WA Reviews 2,000 AI Camera Fines, Appeals System Working
Western Australia's new AI road safety cameras are catching seatbelt violations at unprecedented scale, and when drivers appeal unfair fines, the system is listening. With 60% of appeals succeeding, the state is proving technology and fairness can work together.
When new technology meets real-world enforcement, getting it right matters more than getting it perfect on day one.
Western Australia's AI-assisted road safety cameras have issued over 53,000 seatbelt fines in six months, catching violations that traditional cameras would miss. The AI system peers into car cabins, spotting unbuckled seatbelts at a scale never seen before.
Here's the encouraging part: when drivers appeal, the system responds. About 2,000 fines worth $1.1 million have been withdrawn, and 60% of all appeals have been successful. Road Safety Minister Reece Whitby calls this proof the system is working, not failing.
The government has shown flexibility where it counts. Multiple fines issued in quick succession to drivers unaware of the new technology? Waived. Legitimate concerns about unfair penalties? Reviewed and often overturned.
The cameras sparked controversy when they launched last October, with critics arguing the system was rushing to collect revenue rather than change behavior. Perth grandfather Ross Taylor, a vocal advocate against the cameras, called the situation an "outrageous mess" and suggested passengers should face different penalties than drivers.

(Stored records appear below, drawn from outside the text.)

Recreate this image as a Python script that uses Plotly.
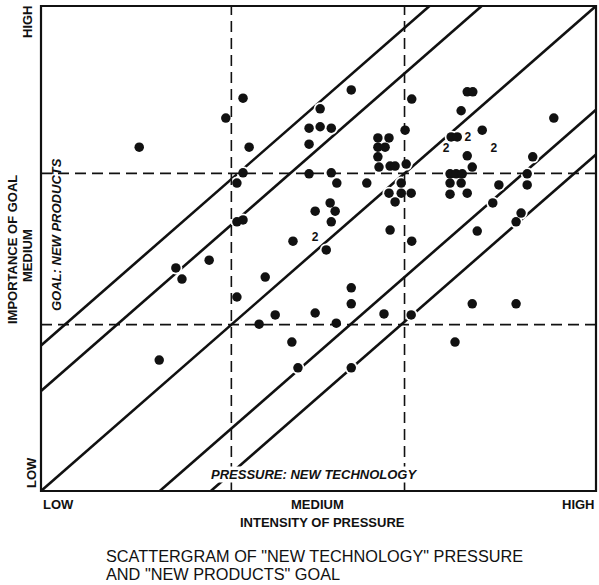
import plotly.graph_objects as go

# Intensity of pressure (x: 0 = LOW, 100 = HIGH) and importance of goal (y)
pressure = [36.4, 33.3, 17.7, 37.5, 36.4, 35.3, 35.3, 36.4, 30.3, 24.3,
            25.4, 40.4, 35.3, 39.3, 21.3, 55.9, 66.8, 50.3, 48.3, 50.3,
            52.3, 65.6, 48.3, 60.7, 62.7, 60.7, 62.0, 60.7, 60.9, 62.9,
            63.8, 65.8, 48.3, 52.3, 53.3, 58.7, 64.9, 62.7, 64.9, 66.7,
            63.8, 52.1, 49.4, 53.0, 52.3, 62.9, 45.4, 51.4, 66.8, 55.9,
            55.9, 42.2, 49.4, 53.2, 61.8, 66.7, 45.2, 46.3, 55.9, 77.7,
            85.6, 74.6, 76.8, 77.8, 75.7, 92.4, 79.5, 73.9, 75.0, 76.8,
            88.6, 77.7, 73.7, 74.8, 75.9, 87.6, 73.7, 75.7, 87.6, 82.5,
            73.7, 76.8, 81.4, 86.5, 85.6, 78.6]
importance = [81.0, 76.9, 70.9, 70.9, 65.6, 63.5, 55.5, 55.9, 47.6, 46.0,
              43.7, 44.1, 40.0, 34.4, 27.0, 82.7, 80.8, 78.8, 74.8, 75.1,
              74.8, 74.4, 71.5, 72.8, 72.8, 70.9, 70.9, 68.9, 66.8, 67.0,
              67.0, 67.4, 65.4, 65.6, 63.5, 63.5, 63.5, 61.4, 61.4, 61.4,
              59.6, 59.4, 57.7, 57.7, 55.5, 53.8, 51.5, 49.7, 51.5, 41.9,
              38.6, 36.3, 36.7, 34.6, 36.5, 36.3, 30.7, 25.4, 25.4, 38.6,
              38.6, 30.7, 82.3, 82.3, 78.4, 76.9, 74.4, 73.0, 73.0, 69.1,
              68.9, 66.8, 65.4, 65.4, 65.4, 65.4, 63.5, 63.5, 63.1, 63.1,
              61.2, 61.4, 59.4, 57.3, 55.5, 53.6]

# Positions where two cases coincide (plotted as "2")
double_pressure = [49.4, 76.9, 73.0, 81.6]
double_importance = [52.2, 72.8, 70.5, 70.5]
double_label = ["2", "2", "2", "2"]

# Diagonal band offsets and medium boundaries
band_offsets = [30.0, 20.6, 0.0, -21.4, -30.6]
medium_low = 34.3
medium_high = 65.5

x_labels = ["LOW", "MEDIUM", "HIGH"]
y_labels = ["LOW", "MEDIUM", "HIGH"]

FONT = "Liberation Sans"
BLACK = "#111111"

fig = go.Figure()

# diagonal band lines
for c in band_offsets:
    if c >= 0:
        xs, ys = [0, 100 - c], [c, 100]
    else:
        xs, ys = [-c, 100], [0, 100 + c]
    fig.add_trace(go.Scatter(x=xs, y=ys, mode="lines",
                             line=dict(color=BLACK, width=2.6),
                             hoverinfo="skip", showlegend=False))

# white halo around dots (breaks the lines near points)
fig.add_trace(go.Scatter(x=pressure, y=importance, mode="markers",
                         marker=dict(size=13, color="white"),
                         hoverinfo="skip", showlegend=False))

# dashed medium boundaries
for v in (medium_low, medium_high):
    fig.add_trace(go.Scatter(x=[v, v], y=[0, 100], mode="lines",
                             line=dict(color=BLACK, width=1.6, dash="11px,6px"),
                             hoverinfo="skip", showlegend=False))
    fig.add_trace(go.Scatter(x=[0, 100], y=[v, v], mode="lines",
                             line=dict(color=BLACK, width=1.6, dash="11px,6px"),
                             hoverinfo="skip", showlegend=False))

# the points
fig.add_trace(go.Scatter(x=pressure, y=importance, mode="markers",
                         marker=dict(size=9.5, color=BLACK),
                         showlegend=False))
fig.add_trace(go.Scatter(x=double_pressure, y=double_importance, mode="text",
                         text=double_label,
                         textfont=dict(family=FONT, size=12, color=BLACK,
                                       weight="bold"),
                         showlegend=False))

FIG_W, FIG_H = 599, 585
L, T, W, H = 41, 6, 555, 485


def px(x):
    return (x - L) / W


def py(y):
    return (T + H - y) / H


ann = []


def add(text, x, y, size=13, xa="center", ya="middle", angle=0,
        bold=True, italic=False, bg=None):
    t = text
    if bold:
        t = "<b>" + t + "</b>"
    if italic:
        t = "<i>" + t + "</i>"
    d = dict(text=t, x=px(x), y=py(y), xref="paper", yref="paper",
             xanchor=xa, yanchor=ya, showarrow=False, textangle=angle,
             font=dict(family=FONT, size=size, color=BLACK))
    if bg:
        d["bgcolor"] = bg
        d["borderpad"] = 0
    ann.append(d)


# x axis labels
add(x_labels[0], 41, 505, xa="left")
add(x_labels[1], 317, 505)
add(x_labels[2], 597, 505, xa="right")
add("INTENSITY OF PRESSURE", 322, 522)

# y axis labels
add(y_labels[2], 28, 22, angle=-90)
add(y_labels[1], 28, 256, angle=-90)
add(y_labels[0], 31, 473, angle=-90)
add("IMPORTANCE OF GOAL", 12, 250, angle=-90)

# inside labels
add("PRESSURE: NEW TECHNOLOGY", 314, 474, italic=True, bg="white")
add("GOAL: NEW PRODUCTS", 56, 235, italic=True, angle=-90)

# caption
add("SCATTERGRAM OF \"NEW TECHNOLOGY\" PRESSURE", 104, 556, size=16.3,
    xa="left", bold=False)
add("AND \"NEW PRODUCTS\" GOAL", 104, 574, size=16.3, xa="left", bold=False)

fig.update_layout(
    width=FIG_W, height=FIG_H,
    margin=dict(l=L, r=FIG_W - L - W, t=T, b=FIG_H - T - H, pad=0),
    paper_bgcolor="white", plot_bgcolor="white",
    xaxis=dict(range=[0, 100], visible=False, fixedrange=True),
    yaxis=dict(range=[0, 100], visible=False, fixedrange=True),
    annotations=ann,
    shapes=[dict(type="rect", xref="paper", yref="paper", x0=0, y0=0,
                 x1=1, y1=1, line=dict(color=BLACK, width=2.2))],
    font=dict(family=FONT, color=BLACK),
    hovermode=False,
)

# remove the default page margin so the 599x585 figure fills the window
fig.write_html("out.html",
               config={"displayModeBar": False},
               post_script="document.body.style.margin='0';"
                           "document.body.style.overflow='hidden';")
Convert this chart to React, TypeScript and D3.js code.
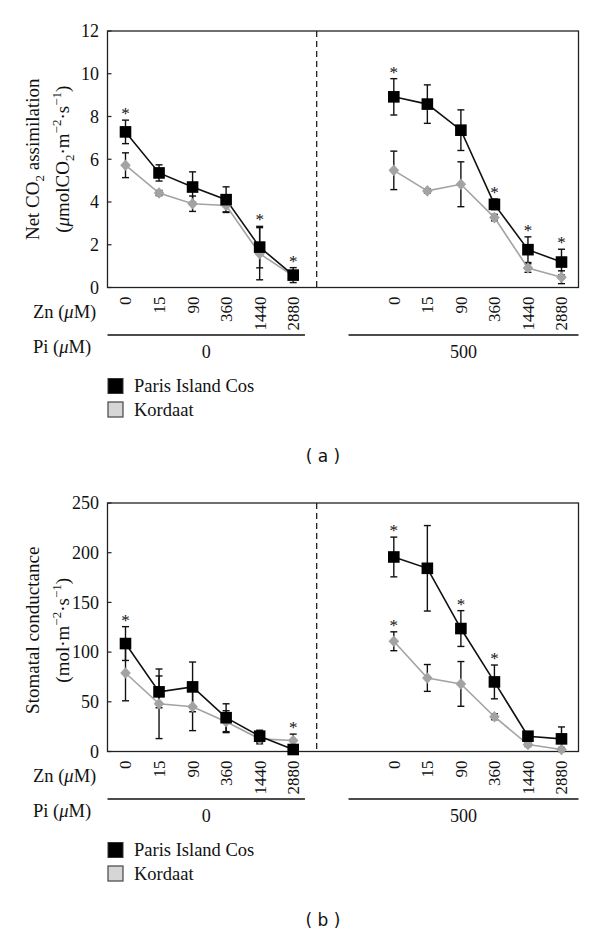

But the data tells a different story about accountability. Less than 4% of seatbelt fines have been overturned overall, suggesting most drivers recognize they were genuinely breaking safety laws. The high appeal success rate shows the review process is genuinely fair, not rubber-stamping rejections.
The Bright Side
This rollout demonstrates how governments can deploy new technology while keeping human judgment in the loop. Rather than defending every automated decision, Western Australia built an appeals system that actually works.
The cameras are changing behavior in ways traditional enforcement never could. By monitoring every vehicle that passes instead of random checks, they're creating consistent accountability. Drivers now know that skipping a seatbelt isn't a gamble they'll get away with.
Most Australian states have adopted similar systems, and WA plans to expand its network carefully. The staged approach allows officials to learn from real-world results and adjust before scaling up.
Minister Whitby believes the cameras have already saved lives by catching violations that would otherwise go unnoticed. Opposition Leader Basil Zempilas supports road safety measures but wants fair penalties that match the offense.
The technology is proving that enforcement and fairness don't have to be enemies. When 60% of people who raise legitimate concerns get their fines withdrawn, that's a system designed to get it right, not just collect revenue.